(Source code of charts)
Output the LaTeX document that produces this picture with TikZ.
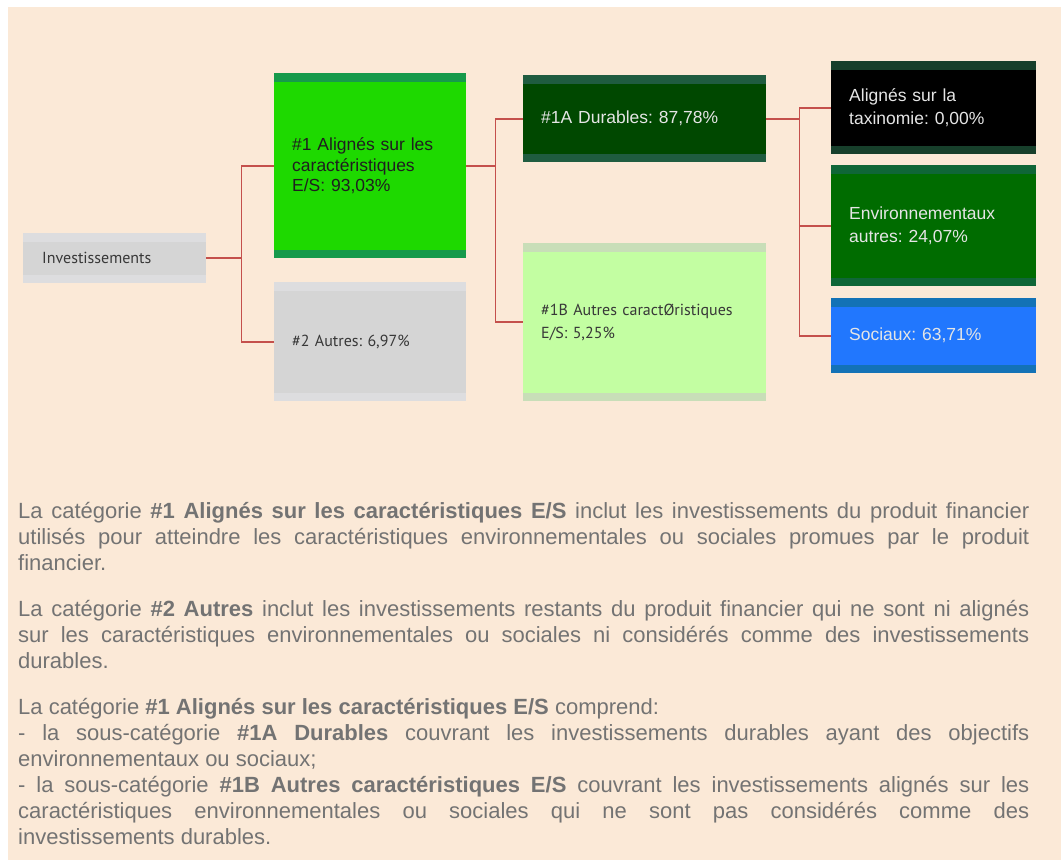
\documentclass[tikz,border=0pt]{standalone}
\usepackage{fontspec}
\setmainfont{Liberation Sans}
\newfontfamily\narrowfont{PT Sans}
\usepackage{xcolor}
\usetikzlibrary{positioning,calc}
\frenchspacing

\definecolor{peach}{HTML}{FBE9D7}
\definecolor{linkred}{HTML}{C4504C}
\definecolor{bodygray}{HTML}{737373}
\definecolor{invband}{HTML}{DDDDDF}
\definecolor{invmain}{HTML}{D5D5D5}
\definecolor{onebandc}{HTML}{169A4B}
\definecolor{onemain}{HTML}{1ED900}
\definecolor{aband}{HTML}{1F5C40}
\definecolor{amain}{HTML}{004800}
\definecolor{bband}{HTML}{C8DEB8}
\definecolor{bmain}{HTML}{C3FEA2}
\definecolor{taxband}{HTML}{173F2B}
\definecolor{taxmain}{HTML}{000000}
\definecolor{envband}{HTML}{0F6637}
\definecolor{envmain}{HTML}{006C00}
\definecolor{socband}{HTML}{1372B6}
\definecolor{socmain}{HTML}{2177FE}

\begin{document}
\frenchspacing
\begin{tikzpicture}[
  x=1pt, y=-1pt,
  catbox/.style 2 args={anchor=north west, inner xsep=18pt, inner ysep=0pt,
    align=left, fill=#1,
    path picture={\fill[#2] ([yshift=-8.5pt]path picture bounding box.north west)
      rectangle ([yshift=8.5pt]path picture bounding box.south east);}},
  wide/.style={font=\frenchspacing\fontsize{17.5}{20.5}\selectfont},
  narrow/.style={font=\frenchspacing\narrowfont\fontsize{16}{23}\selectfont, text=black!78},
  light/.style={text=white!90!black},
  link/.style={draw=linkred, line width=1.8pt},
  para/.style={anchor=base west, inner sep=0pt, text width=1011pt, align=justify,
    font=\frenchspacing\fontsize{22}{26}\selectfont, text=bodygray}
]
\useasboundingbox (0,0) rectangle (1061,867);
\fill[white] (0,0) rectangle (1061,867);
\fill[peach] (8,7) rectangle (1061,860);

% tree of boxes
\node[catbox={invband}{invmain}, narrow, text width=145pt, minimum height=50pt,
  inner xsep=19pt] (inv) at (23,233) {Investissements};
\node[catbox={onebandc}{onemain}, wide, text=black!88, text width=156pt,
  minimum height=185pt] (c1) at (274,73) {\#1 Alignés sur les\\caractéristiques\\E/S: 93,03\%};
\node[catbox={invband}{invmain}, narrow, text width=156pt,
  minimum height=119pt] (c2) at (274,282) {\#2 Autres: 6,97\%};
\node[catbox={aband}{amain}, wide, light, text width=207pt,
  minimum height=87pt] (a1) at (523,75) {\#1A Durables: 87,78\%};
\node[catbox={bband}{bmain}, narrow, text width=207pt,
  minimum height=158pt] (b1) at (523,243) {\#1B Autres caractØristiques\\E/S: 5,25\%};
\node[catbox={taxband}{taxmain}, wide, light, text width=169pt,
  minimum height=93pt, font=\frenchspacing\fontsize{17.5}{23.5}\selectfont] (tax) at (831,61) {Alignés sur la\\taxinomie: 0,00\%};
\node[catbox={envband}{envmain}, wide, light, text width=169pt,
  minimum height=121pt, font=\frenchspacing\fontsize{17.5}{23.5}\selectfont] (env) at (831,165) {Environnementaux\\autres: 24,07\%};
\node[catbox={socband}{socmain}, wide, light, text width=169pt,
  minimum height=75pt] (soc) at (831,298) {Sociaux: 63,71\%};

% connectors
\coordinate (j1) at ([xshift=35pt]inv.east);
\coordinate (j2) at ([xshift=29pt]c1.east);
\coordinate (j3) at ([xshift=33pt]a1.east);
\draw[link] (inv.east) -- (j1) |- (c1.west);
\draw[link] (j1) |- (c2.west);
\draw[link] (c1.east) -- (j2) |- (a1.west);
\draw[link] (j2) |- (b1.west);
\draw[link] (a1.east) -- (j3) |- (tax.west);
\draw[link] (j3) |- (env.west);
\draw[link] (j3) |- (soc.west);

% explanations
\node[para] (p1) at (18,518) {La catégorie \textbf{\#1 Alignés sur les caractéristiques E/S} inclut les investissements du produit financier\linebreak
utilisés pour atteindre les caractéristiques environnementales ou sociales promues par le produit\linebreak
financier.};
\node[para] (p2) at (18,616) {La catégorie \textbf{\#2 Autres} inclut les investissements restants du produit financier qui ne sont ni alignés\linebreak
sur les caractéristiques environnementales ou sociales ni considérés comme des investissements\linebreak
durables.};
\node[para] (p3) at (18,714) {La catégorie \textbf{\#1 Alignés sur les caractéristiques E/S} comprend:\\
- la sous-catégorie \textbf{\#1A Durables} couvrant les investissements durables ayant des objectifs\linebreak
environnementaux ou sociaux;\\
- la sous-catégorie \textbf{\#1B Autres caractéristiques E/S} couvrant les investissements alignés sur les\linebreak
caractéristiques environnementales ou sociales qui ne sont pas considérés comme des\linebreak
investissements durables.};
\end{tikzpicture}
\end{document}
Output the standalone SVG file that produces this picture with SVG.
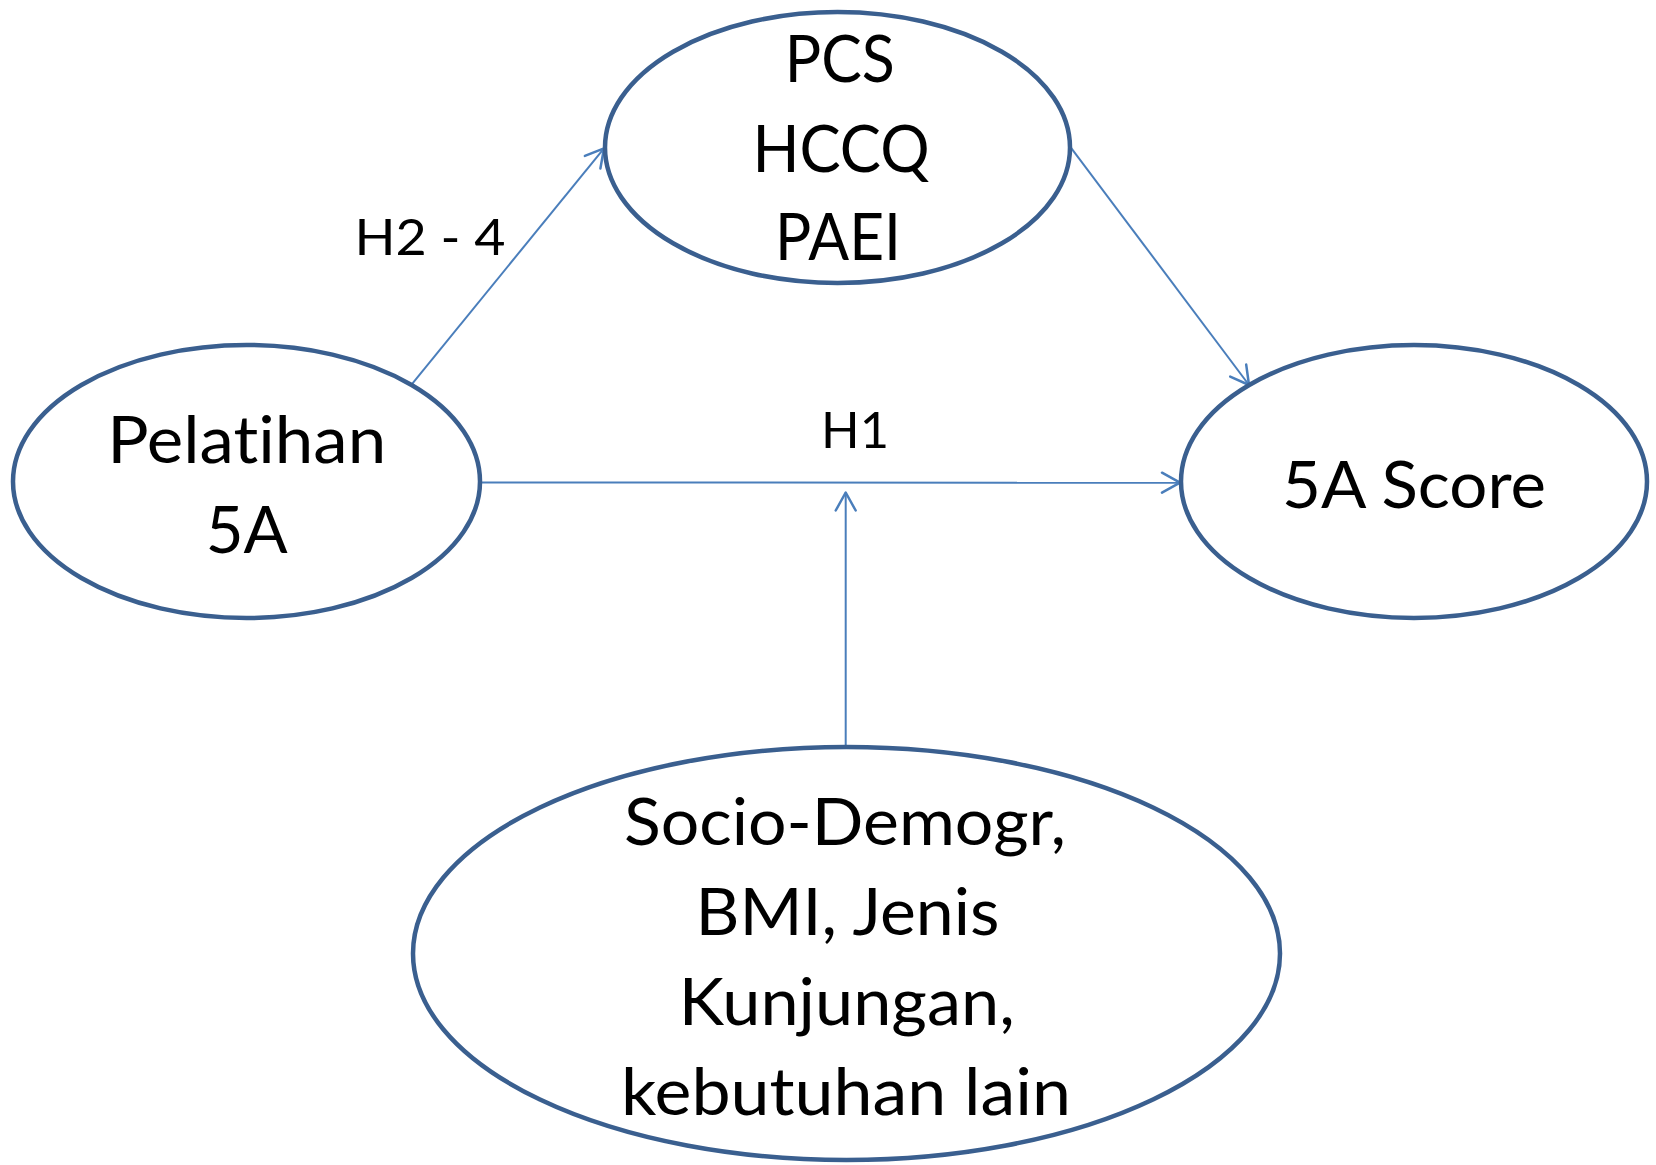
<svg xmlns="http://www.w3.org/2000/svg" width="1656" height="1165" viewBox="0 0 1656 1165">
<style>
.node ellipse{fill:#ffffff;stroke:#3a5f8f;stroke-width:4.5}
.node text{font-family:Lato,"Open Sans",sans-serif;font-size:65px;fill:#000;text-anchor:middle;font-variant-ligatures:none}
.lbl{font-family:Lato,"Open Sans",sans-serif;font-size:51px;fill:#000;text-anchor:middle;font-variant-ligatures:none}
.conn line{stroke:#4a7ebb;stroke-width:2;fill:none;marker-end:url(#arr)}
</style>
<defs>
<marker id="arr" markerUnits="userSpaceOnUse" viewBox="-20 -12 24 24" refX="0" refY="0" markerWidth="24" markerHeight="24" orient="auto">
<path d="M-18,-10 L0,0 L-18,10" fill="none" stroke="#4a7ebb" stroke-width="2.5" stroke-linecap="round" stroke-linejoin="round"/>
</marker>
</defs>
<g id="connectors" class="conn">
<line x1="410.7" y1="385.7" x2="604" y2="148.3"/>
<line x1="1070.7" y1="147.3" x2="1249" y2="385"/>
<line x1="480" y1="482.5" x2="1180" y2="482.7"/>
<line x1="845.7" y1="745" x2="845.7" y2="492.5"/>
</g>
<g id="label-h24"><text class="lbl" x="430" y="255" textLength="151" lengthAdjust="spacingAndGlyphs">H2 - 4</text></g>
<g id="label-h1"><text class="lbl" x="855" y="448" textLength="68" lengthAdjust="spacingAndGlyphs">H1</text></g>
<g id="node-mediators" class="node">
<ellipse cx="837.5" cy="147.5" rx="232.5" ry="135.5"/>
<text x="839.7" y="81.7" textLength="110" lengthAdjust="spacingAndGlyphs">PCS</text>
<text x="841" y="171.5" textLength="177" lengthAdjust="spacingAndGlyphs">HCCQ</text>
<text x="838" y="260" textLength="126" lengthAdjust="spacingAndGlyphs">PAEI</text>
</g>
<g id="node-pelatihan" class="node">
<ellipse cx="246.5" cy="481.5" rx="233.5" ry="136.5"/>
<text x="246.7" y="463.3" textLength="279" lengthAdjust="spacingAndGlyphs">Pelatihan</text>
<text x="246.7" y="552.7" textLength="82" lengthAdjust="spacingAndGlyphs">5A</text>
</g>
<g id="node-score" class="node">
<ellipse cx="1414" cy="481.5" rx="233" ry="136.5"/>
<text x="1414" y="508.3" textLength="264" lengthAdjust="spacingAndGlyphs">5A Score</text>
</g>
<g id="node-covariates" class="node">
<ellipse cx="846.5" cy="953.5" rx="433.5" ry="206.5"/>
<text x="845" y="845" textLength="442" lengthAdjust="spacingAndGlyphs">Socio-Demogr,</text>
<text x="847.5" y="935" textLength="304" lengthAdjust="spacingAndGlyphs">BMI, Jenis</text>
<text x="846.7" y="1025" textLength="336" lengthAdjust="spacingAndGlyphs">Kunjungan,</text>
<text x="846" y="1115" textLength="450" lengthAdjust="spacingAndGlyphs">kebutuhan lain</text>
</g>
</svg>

### Instruction
Where does the word "produces" appear? Return each line that holds it.

### Answer to the problem
Output the LaTeX document that produces this picture with TikZ.
Output the standalone SVG file that produces this picture with SVG.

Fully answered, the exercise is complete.